WASHINGTON— A look at where President Barack Obama, a Democrat, and Republican presidential challenger Mitt Romney stand on key foreign policy issues:
President Obama, as a result of a 2011 deficit reduction agreement, could face an automatic federal budget cut of more than $100 billion at the end of the year if there is no compromise agreement with Republicans. The plan, known as sequestration, slows the rate of U.S. defense spending. During the foreign policy presidential debate, Obama said his military budget proposal would not be "reducing" spending but "maintaining" it. He accused Romney of proposing military spending that had not been sought by military leaders.
Romney wants to reverse what he calls "Obama-era defense cuts." The former Massachusetts governor said his goal would be to set core defense spending, which includes funds for military personnel operations, procurement and research and development, at a minimum of 4 percent of the U.S. gross domestic product. During an October presidential debate, Romney defended his plans to build a larger military by cutting spending on government programs, including the president's health care plan which critics call "Obamacare."
Obama said his administration has shown strength by enforcing what he calls the "toughest, most crippling sanctions" ever on Iran as part of international efforts to deter Iran from its alleged nuclear weapons goal. He said the United States will not perpetually engage in nuclear negotiations with Tehran that go nowhere and that the U.S. would only accept an agreement that ends Iran's nuclear program. The president said Romney's proposals on Iran are not that different from what he has already done.
Romney has said Iran's nuclear program is the United States' greatest threat. He pledged to work with Congress and U.S. allies to implement new and broader economic sanctions against Iran and tighten existing sanctions. Romney has also said he would push for greater diplomatic isolation. During the October debates, the Republican challenger said Obama's policies had brought the U.S. "four years closer to a nuclear Iran."

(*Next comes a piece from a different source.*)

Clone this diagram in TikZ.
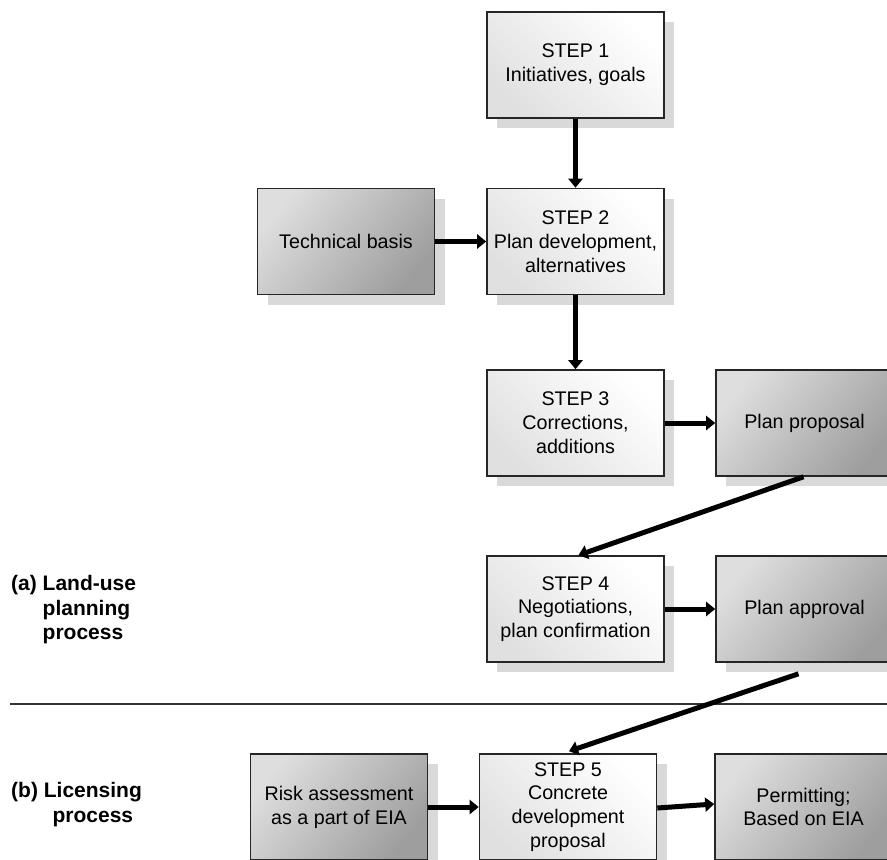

The role of the United States in the Afghan conflict was a key issue during the 2008 presidential election. Then-senator Obama visited Afghanistan during his campaign. With U.S. involvement in the conflict growing less popular with voters, Obama has pledged to end U.S. combat operations by 2014. On Syria, Obama wants international pressure to be exerted on President Bashar al-Assad's government. He has expressed reservations about arming rebels, saying "we have to be absolutely certain of who were are helping." In Libya, Obama has pledged to find those responsible for the September attack on the U.S. consulate in Benghazi that killed four Americans.

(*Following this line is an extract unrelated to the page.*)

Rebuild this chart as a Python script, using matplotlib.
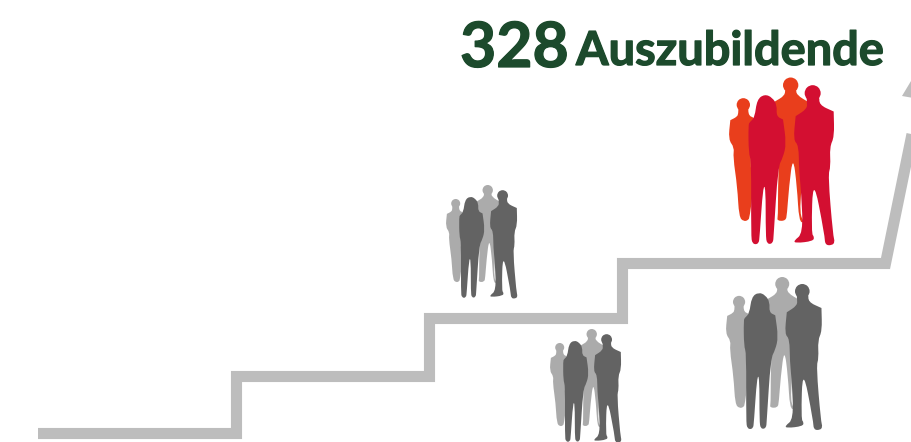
import matplotlib
matplotlib.use('Agg')
import matplotlib.pyplot as plt
import matplotlib.patheffects as pe
from matplotlib.patches import Polygon, Circle, PathPatch
from matplotlib.path import Path

# === Textos ===
numero = "328"
etiqueta = "Auszubildende"

# === Escalera (pixeles de la imagen) ===
escalera_x = [38, 236.5, 236.5, 429.5, 429.5, 622.5, 622.5, 885.5, 919]
escalera_y = [433.5, 433.5, 376.5, 376.5, 318.5, 318.5, 263.5, 263.5, 100]
punta_x = [902, 925, 914]
punta_y = [96, 100, 76]

# === Siluetas, dibujadas una vez y luego escaladas ===
# un punto repetido deja la esquina viva
mujer_atras = [(116, 140), (146, 140), (146, 160), (152, 168), (152, 168), (168, 176), (164, 250),
               (150, 300), (162, 380), (150, 470), (146, 480), (132, 484), (118, 470),
               (113, 380), (100, 290), (104, 262), (86, 238), (92, 180), (92, 180), (112, 170), (116, 160)]
hombre_atras = [(256, 85), (290, 85), (290, 104), (330, 128), (330, 128), (332, 200), (302, 280),
                (306, 380), (300, 460), (314, 488), (298, 484), (292, 380), (280, 285), (268, 380),
                (262, 462), (258, 482), (232, 482), (235, 468), (235, 380), (238, 300), (224, 125),
                (224, 125), (256, 106)]
mujer_frente = [(195, 102), (172, 118), (165, 172), (150, 186), (146, 194), (147, 280), (155, 302), (154, 525),
                (158, 552), (177, 552), (180, 528), (190, 380), (198, 380), (198, 525), (202, 552),
                (220, 550), (222, 525), (235, 320), (250, 292), (260, 250), (250, 178), (250, 178), (230, 168),
                (232, 135), (218, 112)]
hombre_frente = [(320, 105), (360, 105), (358, 134), (402, 154), (402, 154), (404, 230), (390, 260), (393, 320),
                 (385, 345), (400, 525), (406, 546), (396, 556), (376, 554), (375, 525), (340, 345),
                 (335, 520), (344, 530), (340, 543), (288, 549), (282, 542), (310, 520), (305, 400),
                 (298, 330), (297, 255), (281, 240), (288, 168), (288, 168), (322, 146), (322, 125)]
# cabezas: x, y, radio
cabeza_mujer = (131, 134, 20)
cabeza_hombre = (273, 75, 23)
cabeza_frente = (339, 99, 24)

# === Grupos: izquierda, arriba, escala, color atras, color frente ===
grupos = [
    (446, 185, 0.2255, "#ababab", "#636363"),
    (550, 329, 0.2255, "#ababab", "#636363"),
    (726, 277, 0.304, "#ababab", "#636363"),
    (729, 77.5, 1 / 3, "#e93e1c", "#d30f31"),
]

fig = plt.figure(figsize=(9.12, 4.42), dpi=100)
ax = fig.add_axes([0, 0, 1, 1])
ax.set_xlim(0, 912)
ax.set_ylim(442, 0)
ax.axis("off")

gris = "#bdbdbd"
ax.plot(escalera_x, escalera_y, color=gris, lw=8.0, solid_joinstyle="miter", solid_capstyle="butt")
ax.add_patch(Polygon(list(zip(punta_x, punta_y)), closed=True, color=gris, lw=0))


def suavizar(puntos):
    # curvas cuadraticas entre puntos medios, redondea las esquinas
    n = len(puntos)
    medio = lambda a, b: ((a[0] + b[0]) / 2, (a[1] + b[1]) / 2)
    verts = [medio(puntos[-1], puntos[0])]
    codes = [Path.MOVETO]
    for i in range(n):
        verts += [puntos[i], medio(puntos[i], puntos[(i + 1) % n])]
        codes += [Path.CURVE3, Path.CURVE3]
    return Path(verts, codes)


def dibujar_grupo(izq, arriba, escala, c_atras, c_frente):
    def pts(forma):
        return [(izq + (x - 88) * escala, arriba + (y - 52) * escala) for x, y in forma]

    def cabeza(c, color):
        x, y = pts([c[:2]])[0]
        ax.add_patch(Circle((x, y), c[2] * escala, facecolor=color, edgecolor="none", lw=0))

    cabeza(cabeza_mujer, c_atras)
    cabeza(cabeza_hombre, c_atras)
    for forma in (mujer_atras, hombre_atras):
        ax.add_patch(PathPatch(suavizar(pts(forma)), facecolor=c_atras, edgecolor="none", lw=0))
    cabeza(cabeza_frente, c_frente)
    for forma in (mujer_frente, hombre_frente):
        ax.add_patch(PathPatch(suavizar(pts(forma)), facecolor=c_frente, edgecolor="none", lw=0))


for g in grupos:
    dibujar_grupo(*g)

verde = "#1c4a2c"
grueso = [pe.withStroke(linewidth=0.9, foreground=verde)]
ax.text(460, 67, numero, color=verde, fontsize=45, fontweight="bold", family="Lato", va="baseline", ha="left",
        path_effects=grueso)
ax.text(576, 65, etiqueta, color=verde, fontsize=33.8, fontweight="bold", family="Lato", va="baseline", ha="left",
        path_effects=grueso)

fig.savefig("out.png", dpi=100)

Romney, like Obama, supports ending U.S. combat operations in Afghanistan by 2014. Romney, however, has said the withdrawal should be based by conditions on the ground, as assessed by U.S. military commanders. On Syria, he has proposed a three-part strategy that includes increasing sanctions targeting the Syrian government, working with Syrian defectors and intelligence resources to prevent the export of Syrian weapons of mass destruction and facilitating efforts to supply arms to "responsible members of the opposition." Romney has criticized Obama for what he called a "lack of security" leading up to the September raid in Benghazi.
The president sought a more conciliatory approach towards China and has stopped short of calling Beijing a currency manipulator. In an October presidential debate, Obama said his administration had a record of winning trade violation cases against China. He said he would continue to press Beijing on currency issues and would insist that China plays by "the same rules as everyone else."

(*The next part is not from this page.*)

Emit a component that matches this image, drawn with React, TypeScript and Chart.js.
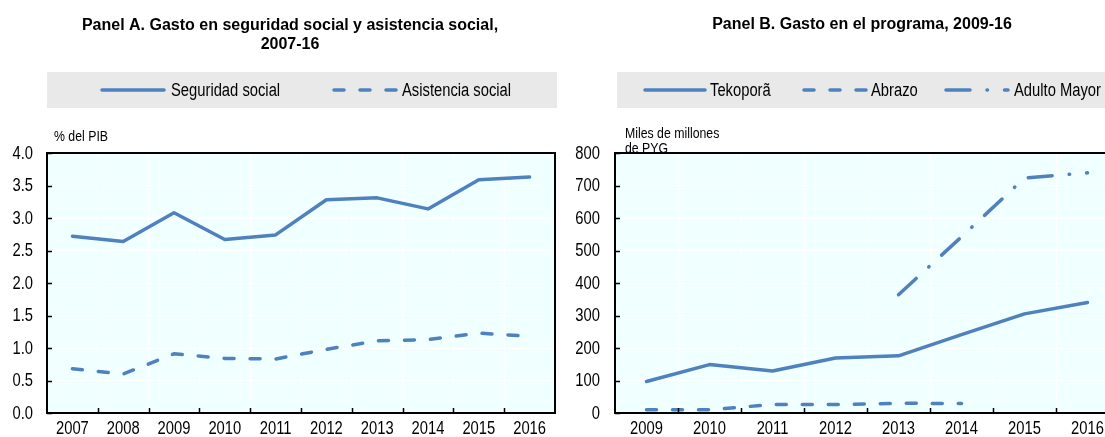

The Republican challenger has branded China a currency manipulator and has also accused Beijing of stealing U.S. intellectual property and patents and counterfeiting U.S. goods. Romney says he will pursue policies that will discourage what he calls "imbalanced trade relations" between China and its neighbors. Romney has also said he favors maintaining and expanding the U.S. naval presence in the Western pacific region, in part to discourage any Chinese aggression against its neighbors.
Obama has expressed a desire for a resumption of peace talks between Israel and the Palestinians. He has called on both sides to base talks on borders that were in place in the West Bank and East Jerusalem before the territories were captured by Israel in a 1967 war. The president has chastised Israel for continued settlement building in disputed areas, but he has said his administration has ramped up security cooperation with Israel.
Romney has said as president, his first foreign trip would be to Israel. He has accused Obama of alienating the Jewish state, and has said he would work with Turkey and Egypt to shore up what he calls "fraying" relations with Israel. Romney said he supports a Palestinian state, but would reduce assistance to Palestinians if they continue to pursue United Nations statehood recognition or if they form a unity government that includes Hamas, which is considered a terrorist group by the United States and Israel.